The Longhorn defense has something to prove. They've been exposed by offensive teams not nearly as good as Oklahoma State, and they need to make serious corrections.
"Our defense was not very happy leaving Oxford," said Brown. "We've got to do a better job of getting off the field on the third downs, but we also have to do a better job on the big plays. We've taken all of those out, looked at all the big plays we should have done differently."
Oklahoma State plays great at home and the Longhorns have a lot to prove. You won't hear this often this season, but Texas brings more experience to the game, particularly on a defense that's been embarrassed and wants to prove what it can do against a freshmen quarterback.
What to watch for:
- Can Texas deal with success? The Horns of 2010 and 2011 were an inconsisent bunch, big wins followed by a big loss. Can this team build on success? It's a question Mack Brown is asking, "One of the question marks with this year's team, they've made progress each week: Can they continue to build on that progress and get better even with people bragging on them? Around here it's usually really high or really low, you don't get anything in the middle."
- Defense. Will the Texas defense slow down the high-powered OSU offense and avoid the big plays that have plagued them in the first three games?

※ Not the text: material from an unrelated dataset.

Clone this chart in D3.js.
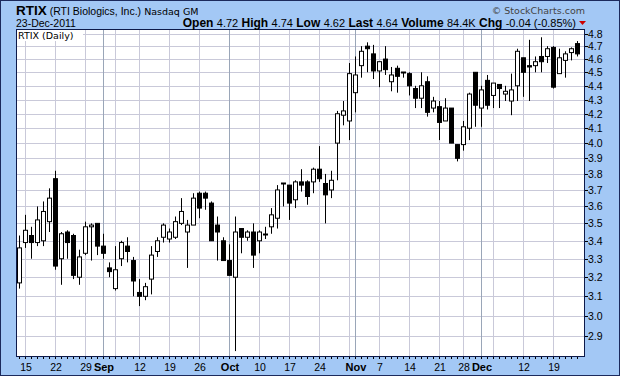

- Dominate the line of scrimmage. If Texas can run the ball on offense with success, and if the defense can continue harrassing the quarterback, Texas will win big.
Texas needs to continue building confidence. "That's why I'm so excited about this weekend, to see if that's for real," Brown said. "Can we line up and be physical each week? Will David [Ash] progress? Will we make some big plays and make some tackles, do a better job tackling?"
They have to. Next week the Longhorns take on West Virginia, a team picked to win the Big 12, and a team that will come to Austin ready to prove it belongs in the big leagues.
Texas Longhorns at Oklahoma State Cowboys
Time: 6:50 p.m. at Boone Pickens Stadium, Stillwater, Okla.
Honored:Savannah State celebrates homecoming this weekend, we should root for them!